Use of predictive numerical methods

For the purposes of numerical simulation, a model was developed on the basis of a Eulerian two-phase approach [3] and an averaged description of velocity fields**. This model also integrates the oxygen transfer phenomena and the consumption metabolism for different substrates.

It allows the prediction, at all scales (laboratory, pilot unit, industrial), of sugar and dissolved oxygen concentration ranges, as well as the associated global protein (enzyme) productivity. It also provides a distribution of local enzyme productivity, as illustrated in figure 2 below, for two different-sized fermenters.

These calculations also highlighted an increase in metabolism heterogeneities with dimensional extrapolation, caused by substrate heterogeneities between zones. Consequently, there are potential differences in the behavior of microorganisms between the top and bottom of the fermenters.

productivité enzymes
Figure 2: Standardized protein (enzyme) productivity ranges in two fermenters of 20 L and 100 m3, and associated productivity distributions 

** RANS approach : Reynolds Averaged Navier-Stokes equations 


Towards increased incorporation of substrate variability

However, the metabolic model employed does not take into account the sensitivity of the microorganism to time-related and geometric variations in substrate composition. To fine-tune productivity predictions in large-sized fermenters, it is therefore necessary to evaluate the model’s ability to adapt to such fluctuations.

Tests to better characterize this aspect of the microorganism’s behavior are currently also underway in dual-zone fermenters, using a “scale-down” approach***.
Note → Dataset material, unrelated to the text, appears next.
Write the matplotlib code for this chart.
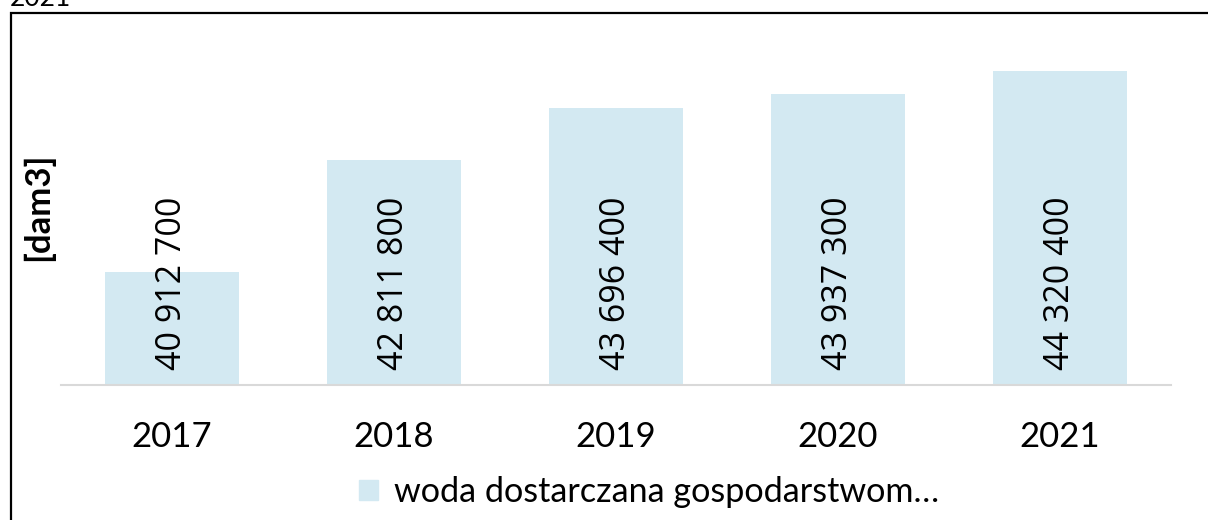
import numpy as np
import matplotlib.pyplot as plt
from matplotlib.patches import Rectangle, Patch

# dane
lata = ["2017", "2018", "2019", "2020", "2021"]
woda = [40912700, 42811800, 43696400, 43937300, 44320400]
etykiety = ["40 912 700", "42 811 800", "43 696 400", "43 937 300", "44 320 400"]
seria = "woda dostarczana gospodarstwom…"

kolor = "#D3E9F2"
W, H = 1208, 520

fig = plt.figure(figsize=(W / 100, H / 100), dpi=100)
ax = fig.add_axes([61 / W, (H - 385) / H, (1171 - 61) / W, (385 - 31) / H])

x = np.arange(len(lata))
ax.bar(x, woda, width=0.604, color=kolor, zorder=2)
ax.set_xlim(-0.5, len(lata) - 0.5)
ax.set_ylim(39000000, 45000000)

# etykiety wartosci, obrocone
for xi, t in zip(x, etykiety):
    ax.text(xi, 0.042, t, transform=ax.get_xaxis_transform(), rotation=90,
            ha="center", va="bottom", fontsize=24.5, family="Open Sans", zorder=3)

for s in ["top", "right", "left"]:
    ax.spines[s].set_visible(False)
ax.spines["bottom"].set_color("#D9D9D9")
ax.spines["bottom"].set_linewidth(1.5)
ax.set_yticks([])
ax.set_xticks(x)
ax.set_xticklabels(lata, fontsize=25, family="Lato")
ax.tick_params(axis="x", length=0, pad=26)

fig.text(38 / W, 1 - 207 / H, "[dam3]", rotation=90, ha="center", va="center",
         fontsize=25, fontweight="bold", family="Lato")

fig.legend(handles=[Patch(color=kolor, label=seria)], loc="center",
           bbox_to_anchor=(649 / W, 1 - 492 / H), frameon=False,
           prop={"family": "Lato", "size": 24.6}, handlelength=0.55,
           handleheight=0.55, handletextpad=0.45)

fig.text(10 / W, 1 - 6 / H, "2021", ha="left", va="baseline", fontsize=19,
         family="Lato")

# ramka (wspolrzedne ekranu od dolu)
fig.patches.append(Rectangle((11, -100), 1300, H - 13 + 100, transform=None,
                             fill=False, edgecolor="black", linewidth=1.6,
                             figure=fig))

fig.savefig("out.png", dpi=100)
Finally, the model will soon be used to validate stirring technologies and substrate injection methods aimed at ensuring the required level of homogeneity of substrates in order to maintain the optimal productivity of industrial fermenters.

*** Thesis underway by T. Goncalves Roque (IFPEN/AgroParisTech) 

 


References: 

[1] Maximiano Raimundo P., Analyse et modélisation de l'hydrodynamique locale dans les colonnes à bulles  (Local hydrodynamic analysis and modeling in bubble columns), Thèse de doctorat, Université de Grenoble, 2015.
[2] Cappello, V., Plais C., Vial, C., Augier, F. (2020). Bubble size and liquid-side mass transfer coefficient measurements in aerated stirred tank reactors with non-newtonian liquids. Chemical Engineering Science, 211, 115280. DOI:10.1016/j.ces.2019.115280.
[3] Cappello V., Plais C., Vial C., Augier F., Scale-up of aerated bioreactors: CFD validation and application to the enzyme production by Trichoderma reesei. Chemical Engineering Science, 229 (2021), 116033. DOI:10.1016/j.ces.2020.116033.